Хотя я, обращаясь с давнего времени с Батенковым, заметил и узнал за ним многие подлости и пакости, а особенно, что он с помещения себя при Сперанском, а ныне находясь по сибирскому комитету, собирал и собирает с сибирских губерний большие для себя наживы за чины, за места, ордена и за всякие другие награды и случаи, устроив с некоторыми тамошними своими приятелями связи весьма искусно, которые уверяют там, кого нужно, что в сибирском комитете действует решительно он, Батенков, будучи силен у графа Алексея Андреевича, которому Сибирь неизвестна обстоятельно, а с Сперанским находясь в теснейших связях, однако на сие смотрел я, как на страсть его к корыстолюбию, которая им владеет сильно и поселяет в нем мысль, оставя службу по военным поселениям, вместиться при министре финансов, где, кроме сибирского комитета, ласкается он также хорошею наживою и поборами от питейной части. Но чтобы он имел чувства, от людских столь далекие, сего в нем я не предполагал, считая, что он правила своего масонства, после высочайшего воспрещения и в нынешнем положении своем оставил; а ныне, удостоверяясь совершенно о самом злодейственном и опасном свойстве души его и его безбожной нравственности, содрогаюсь и считаю долгом честного человека оказать об нем все это, следуя правилу римлян: «amicus, sed usque ad ovam».

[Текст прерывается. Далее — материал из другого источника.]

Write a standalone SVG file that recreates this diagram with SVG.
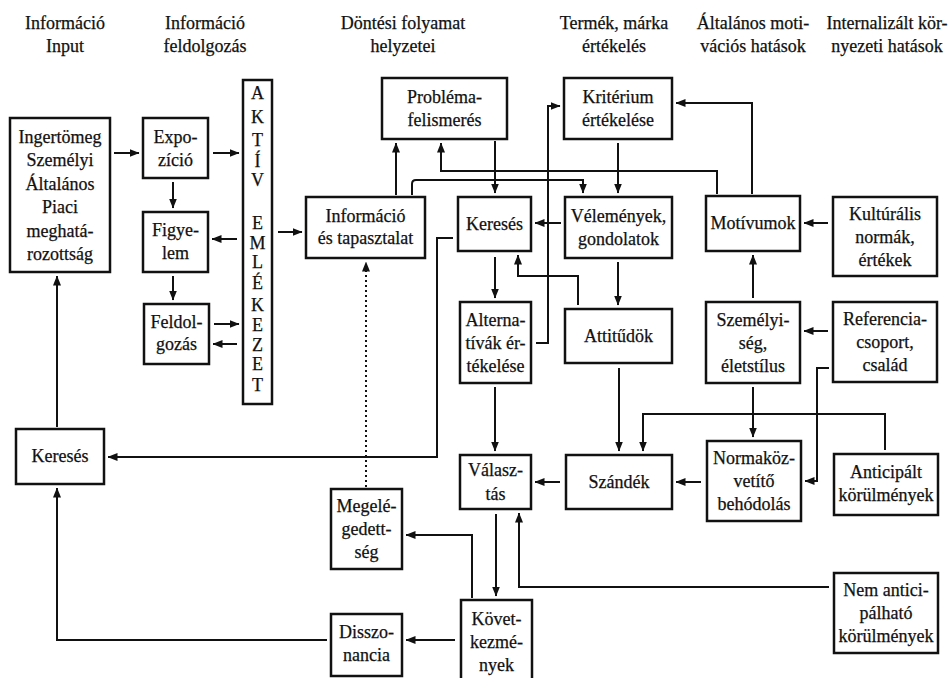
<svg xmlns="http://www.w3.org/2000/svg" width="950" height="678" viewBox="0 0 950 678">
<defs>
<marker id="ah" viewBox="0 0 10 8" refX="9.5" refY="4" markerWidth="10" markerHeight="8" markerUnits="userSpaceOnUse" orient="auto"><path d="M0,0 L10,4 L0,8 z" fill="#111"/></marker>
<style>
.box{fill:#fff;stroke:#111;stroke-width:2.5}
.t{font-family:'Liberation Serif','Tinos','Times New Roman','DejaVu Serif',serif;font-size:18px;fill:#111;stroke:#111;stroke-width:0.25;text-anchor:middle}
.c{fill:none;stroke:#111;stroke-width:2;marker-end:url(#ah)}
.d{stroke-dasharray:2 3}
</style>
</defs>
<rect width="950" height="678" fill="#fff"/>

<g id="headers" class="t" font-family="Liberation Serif, serif">
<text x="65" y="29">Információ</text><text x="65" y="52">Input</text>
<text x="205" y="29">Információ</text><text x="205" y="52">feldolgozás</text>
<text x="403" y="29">Döntési folyamat</text><text x="403" y="52">helyzetei</text>
<text x="614" y="29">Termék, márka</text><text x="614" y="52">értékelés</text>
<text x="753" y="29">Általános moti-</text><text x="753" y="52">vációs hatások</text>
<text x="887" y="29">Internalizált kör-</text><text x="887" y="52">nyezeti hatások</text>
</g>

<g id="connectors">
<path class="c" d="M114,153 H139"/>
<path class="c" d="M213,153 H239"/>
<path class="c" d="M173,182 V208"/>
<path class="c" d="M173,276 V300"/>
<path class="c" d="M237,239 H212"/>
<path class="c" d="M214,324 H239"/>
<path class="c" d="M237,344 H213"/>
<path class="c" d="M278,232 H302"/>
<path class="c" d="M57,427 V276"/>
<path class="c" d="M327,640 H57 V488"/>
<path class="c" d="M396,195 V143"/>
<path class="c" d="M412,195 V184 Q412,180 416,180 H583 V193"/>
<path class="c" d="M717,194 V171 H441 V143"/>
<path class="c" d="M752,194 V103 H676"/>
<path class="c" d="M495,141 V193"/>
<path class="c" d="M618,143 V193"/>
<path class="c" d="M561,223 H535"/>
<path class="c" d="M536,343 H548 V106 H560"/>
<path class="c" d="M495,257 V298"/>
<path class="c" d="M578,305 V276 H518 V255"/>
<path class="c" d="M618,262 V305"/>
<path class="c" d="M453,238 H437 V457 H108"/>
<path class="c" d="M495,387 V451"/>
<path class="c" d="M619,368 V451"/>
<path class="c" d="M753,387 V437"/>
<path class="c" d="M753,298 V255"/>
<path class="c" d="M828,223 H804"/>
<path class="c" d="M828,331 H804"/>
<path class="c" d="M829,368 H817 V481 H805"/>
<path class="c" d="M885,450 V414 H643 V451"/>
<path class="c" d="M701,482 H676"/>
<path class="c" d="M560,482 H535"/>
<path class="c" d="M496,514 V596"/>
<path class="c" d="M829,587 H519 V513"/>
<path class="c" d="M472,598 V535 H406"/>
<path class="c" d="M455,640 H406"/>
<path class="c d" d="M366,487 V262"/>
</g>

<g id="n-ingertomeg"><rect class="box" x="10" y="118" width="100" height="154"/>
<text class="t" x="60" y="143">Ingertömeg</text><text class="t" x="60" y="166">Személyi</text><text class="t" x="60" y="190">Általános</text><text class="t" x="60" y="213">Piaci</text><text class="t" x="60" y="237">meghatá-</text><text class="t" x="60" y="260">rozottság</text></g>

<g id="n-expozicio"><rect class="box" x="143" y="118" width="65" height="60"/>
<text class="t" x="175.5" y="143">Expo-</text><text class="t" x="175.5" y="166">zíció</text></g>

<g id="n-figyelem"><rect class="box" x="143" y="212" width="65" height="60"/>
<text class="t" x="175.5" y="236">Figye-</text><text class="t" x="175.5" y="259">lem</text></g>

<g id="n-feldolgozas"><rect class="box" x="144" y="304" width="65" height="60"/>
<text class="t" x="176.5" y="328">Feldol-</text><text class="t" x="176.5" y="350">gozás</text></g>

<g id="n-memoria"><rect class="box" x="243" y="80" width="29" height="324"/>
<text class="t" x="257.5" y="99">A</text><text class="t" x="257.5" y="123">K</text><text class="t" x="257.5" y="146">T</text><text class="t" x="257.5" y="167">Í</text><text class="t" x="257.5" y="186">V</text>
<text class="t" x="257.5" y="229">E</text><text class="t" x="257.5" y="249">M</text><text class="t" x="257.5" y="268">L</text><text class="t" x="257.5" y="289">É</text><text class="t" x="257.5" y="311">K</text><text class="t" x="257.5" y="331">E</text><text class="t" x="257.5" y="351">Z</text><text class="t" x="257.5" y="370">E</text><text class="t" x="257.5" y="391">T</text></g>

<g id="n-info"><rect class="box" x="306" y="197" width="119" height="61"/>
<text class="t" x="365.5" y="222">Információ</text><text class="t" x="365.5" y="244">és tapasztalat</text></g>

<g id="n-problema"><rect class="box" x="382" y="78" width="125" height="61"/>
<text class="t" x="444.5" y="103">Probléma-</text><text class="t" x="444.5" y="126">felismerés</text></g>

<g id="n-kriterium"><rect class="box" x="564" y="78" width="108" height="61"/>
<text class="t" x="618" y="103">Kritérium</text><text class="t" x="618" y="126">értékelése</text></g>

<g id="n-kereses"><rect class="box" x="458" y="197" width="73" height="54"/>
<text class="t" x="494.5" y="230">Keresés</text></g>

<g id="n-velemenyek"><rect class="box" x="565" y="197" width="107" height="61"/>
<text class="t" x="618.5" y="222">Vélemények,</text><text class="t" x="618.5" y="245">gondolatok</text></g>

<g id="n-motivumok"><rect class="box" x="706" y="196" width="94" height="55"/>
<text class="t" x="753" y="229">Motívumok</text></g>

<g id="n-kulturalis"><rect class="box" x="833" y="197" width="104" height="79"/>
<text class="t" x="885" y="220">Kultúrális</text><text class="t" x="885" y="243">normák,</text><text class="t" x="885" y="266">értékek</text></g>

<g id="n-alternativak"><rect class="box" x="460" y="302" width="71" height="81"/>
<text class="t" x="495.5" y="326">Alterna-</text><text class="t" x="495.5" y="349">tívák ér-</text><text class="t" x="495.5" y="372">tékelése</text></g>

<g id="n-attitudok"><rect class="box" x="565" y="309" width="107" height="54"/>
<text class="t" x="618.5" y="342">Attitűdök</text></g>

<g id="n-szemelyiseg"><rect class="box" x="706" y="302" width="94" height="81"/>
<text class="t" x="753" y="326">Személyi-</text><text class="t" x="753" y="349">ség,</text><text class="t" x="753" y="372">életstílus</text></g>

<g id="n-referencia"><rect class="box" x="833" y="302" width="104" height="80"/>
<text class="t" x="885" y="325">Referencia-</text><text class="t" x="885" y="348">csoport,</text><text class="t" x="885" y="371">család</text></g>

<g id="n-kereses2"><rect class="box" x="16" y="429" width="88" height="55"/>
<text class="t" x="60" y="462">Keresés</text></g>

<g id="n-valasztas"><rect class="box" x="460" y="455" width="71" height="54"/>
<text class="t" x="495.5" y="476">Válasz-</text><text class="t" x="495.5" y="500">tás</text></g>

<g id="n-szandek"><rect class="box" x="566" y="455" width="106" height="54"/>
<text class="t" x="619" y="488">Szándék</text></g>

<g id="n-normakozvetito"><rect class="box" x="707" y="441" width="94" height="80"/>
<text class="t" x="754" y="464">Normaköz-</text><text class="t" x="754" y="487">vetítő</text><text class="t" x="754" y="510">behódolás</text></g>

<g id="n-anticipalt"><rect class="box" x="834" y="454" width="104" height="61"/>
<text class="t" x="886" y="478">Anticipált</text><text class="t" x="886" y="501">körülmények</text></g>

<g id="n-megelegedettseg"><rect class="box" x="331" y="489" width="71" height="80"/>
<text class="t" x="366.5" y="512">Megelé-</text><text class="t" x="366.5" y="535">gedett-</text><text class="t" x="366.5" y="558">ség</text></g>

<g id="n-disszonancia"><rect class="box" x="331" y="614" width="71" height="62"/>
<text class="t" x="366.5" y="638">Disszo-</text><text class="t" x="366.5" y="661">nancia</text></g>

<g id="n-kovetkezmenyek"><rect class="box" x="461" y="600" width="71" height="84"/>
<text class="t" x="496.5" y="625">Követ-</text><text class="t" x="496.5" y="648">kezmé-</text><text class="t" x="496.5" y="671">nyek</text></g>

<g id="n-nemanticipalt"><rect class="box" x="834" y="573" width="104" height="80"/>
<text class="t" x="886" y="596">Nem antici-</text><text class="t" x="886" y="619">pálható</text><text class="t" x="886" y="642">körülmények</text></g>
</svg>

Ваше превосходительство Петр Андреевич! Вы пользуетесь доверием графа Алексея Андреевича. Вы истинно привержены к его особе и к его дому. Не упустите без замечания, что качества Батенкова, который уверяет всех о приближенности своей к графу Алексею Андреевичу и каковым его другие считают, не должны быть оставлены графу безызвестными. Батенков весьма нечист и весьма постыдно ведет себя по сибирскому комитету, не щадя имени графа. Он действует по чудовищным правилам самого злейшего масонства и имеет одну главнейшую цель, чтобы при имени графа, когда думают, что он к нему близок, составить для себя достаток, и в течении семи лет весьма хитрые действия его по Сибири сделали рыльце его в порядочном уже пушку, в чем не без греха, по потворству ему, и г. Сперанский.